Tuesday, November 07, 2006

Jeremiah on Election Day ...

My friend Mark Gordon over at Suicide of the West is something of a contemporary Jeremiah. He is also a very nice man, and he has kindly encouraged his readers to pray for Liz. Let the Jeremiad below serve as my tribute to those like Mark who are trying to do for our age what Jeremiah tried to do for his.

The Israelites of Jeremiah's time put their trust in empty temple rituals, and the prophet mocked their incantations: "The temple of the Lord, the temple of the Lord ..." Today we believe in politics. The voting booth is where we go to assure ourselves of the peace and prosperity for which we long. Just as temple worship was an Israelite essential, as Jeremiah would affirm, so, too, is the democratic process. But the latter is even less likely than the former to rectify the kind of deep-seated cultural and spiritual ills by which we are today beset.

The Trinity Forum recently published on its website a sobering jeremiad by the distinguished British historian Paul Johnson. In it Johnson pulled no punches, declaring the 20th century to have been "the worst age since the human race came into existence, in terms of moral turpitude," due largely, he argued, to the "growth of secularism and the spread of ideologies based on the proposition that ideas matter more than people," an ideological characteristic for which, he argues, Islamic jihadists have countless Koranic proof-texts ready at hand.

"Between them," he wrote, "the three anti-God regimes of Hitler, Stalin, and Mao Tse-Tung were directly responsible for the death of 120 million people. Mao Tse-Tung’s regime accounted for 70 million of these, and on the evidence of Jung Chang’s meticulous investigative biography, he must be accounted the most evil man who ever lived, of whom we have detailed knowledge, without any redeeming qualities whatever."

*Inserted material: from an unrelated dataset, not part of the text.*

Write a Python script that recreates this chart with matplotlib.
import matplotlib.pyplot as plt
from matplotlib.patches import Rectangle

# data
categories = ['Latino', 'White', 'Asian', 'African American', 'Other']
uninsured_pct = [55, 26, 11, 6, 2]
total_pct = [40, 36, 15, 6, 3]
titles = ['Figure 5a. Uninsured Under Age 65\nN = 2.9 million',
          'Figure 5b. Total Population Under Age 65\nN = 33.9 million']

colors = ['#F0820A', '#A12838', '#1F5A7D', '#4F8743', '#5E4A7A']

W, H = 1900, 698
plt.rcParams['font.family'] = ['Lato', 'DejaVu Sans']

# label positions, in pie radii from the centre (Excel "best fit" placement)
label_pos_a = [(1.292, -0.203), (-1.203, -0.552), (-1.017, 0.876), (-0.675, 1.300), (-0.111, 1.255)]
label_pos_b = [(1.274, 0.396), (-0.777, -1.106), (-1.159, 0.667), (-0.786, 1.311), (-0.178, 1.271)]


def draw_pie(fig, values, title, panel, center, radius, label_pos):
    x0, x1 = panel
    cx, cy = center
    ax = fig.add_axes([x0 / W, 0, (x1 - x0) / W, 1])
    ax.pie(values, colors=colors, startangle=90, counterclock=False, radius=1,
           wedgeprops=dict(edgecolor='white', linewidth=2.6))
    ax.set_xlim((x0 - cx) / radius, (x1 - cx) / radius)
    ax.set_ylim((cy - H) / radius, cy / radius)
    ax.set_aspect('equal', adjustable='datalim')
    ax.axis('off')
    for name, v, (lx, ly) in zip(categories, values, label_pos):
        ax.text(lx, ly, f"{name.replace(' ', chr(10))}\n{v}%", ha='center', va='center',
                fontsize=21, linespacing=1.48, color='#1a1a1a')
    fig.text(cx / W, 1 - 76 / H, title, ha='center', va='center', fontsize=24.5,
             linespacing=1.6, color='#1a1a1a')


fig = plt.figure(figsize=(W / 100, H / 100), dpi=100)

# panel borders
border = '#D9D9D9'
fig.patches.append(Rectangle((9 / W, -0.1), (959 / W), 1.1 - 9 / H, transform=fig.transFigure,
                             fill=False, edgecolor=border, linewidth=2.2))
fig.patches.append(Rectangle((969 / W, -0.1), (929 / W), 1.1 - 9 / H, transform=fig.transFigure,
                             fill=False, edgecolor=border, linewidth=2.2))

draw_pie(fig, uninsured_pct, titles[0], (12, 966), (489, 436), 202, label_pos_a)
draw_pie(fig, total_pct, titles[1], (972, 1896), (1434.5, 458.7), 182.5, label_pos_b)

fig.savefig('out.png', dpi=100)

Nor is there reason to think that the appropriate lessons have been learned, for, as Johnson warns, we see around us "the rise of a brutal technological adventurism which may deprave and ultimately destroy us." And he sums up this lament with an anecdote:
I recall attending the opening of Tate Modern, brainchild of Nicholas Serota, said to be the most powerful individual ever to hold sway over art in Britain. I found a room there empty except for a large video screen and three children, a girl of about ten and her younger brother and sister. They were sampling modern art—a video of a man masturbating. That this kind of episode was no accident I deduce from the latest obiter dicta of Charles Saatchi, said to rival even Serota in the power he wields over our art:

"I know I sound like some ghastly creep, but there is something enchanting about seeing children sitting around a Chapman Brothers piece showing penises coming out of girls’ eyes, and drawing it neatly to take back to their teacher."

Pushing aside this distasteful nihilism, it is worth remembering that art produced in an age of faith often reveals human beings at their most constructive, rational, and eirenic. I recently had the pleasure of painting the glorious west façade of Strasbourg Cathedral. This noble edifice is surrounded by a parade of secular European history and progress, modernistic glass and steel buildings of unspeakable ugliness and repellent design, housing the European Parliament, the Court of Human Rights, the international this and that—and of course thousands of identikit bureaucrats. Here we have the basic machinery which recently tried to foist on Europe a constitution which repudiated their Christian past. Yet in the midst of this moral chaos is the Cathedral, actually built by Europeans cooperating together, designed and decorated equally by French and Germans over five long centuries of devotion and worship, a building which grew almost organically under the overarching religion which they all shared.
A jeremiad to be sure, but not without an expression of the kind of theological hope that not only cannot be extinguished by historical catastrophes, but which is stirred to life by them:
Somehow we have to bring back into our private lives, and into our public life, the spiritual element, the sense of awe at the magnificence and possibilities of creation, the pride in goodness and altruism, the fear of wrong-doing and materialistic arrogance, the poetry of the numinous, and, above all, the love of our fellow human beings which is inseparable from the belief that all human life, in some way, is created in the image of divinity.
Amen to that. At the end of the day, the purpose of all the dire warnings is a positive one: to bring us to our senses by bringing us to our knees.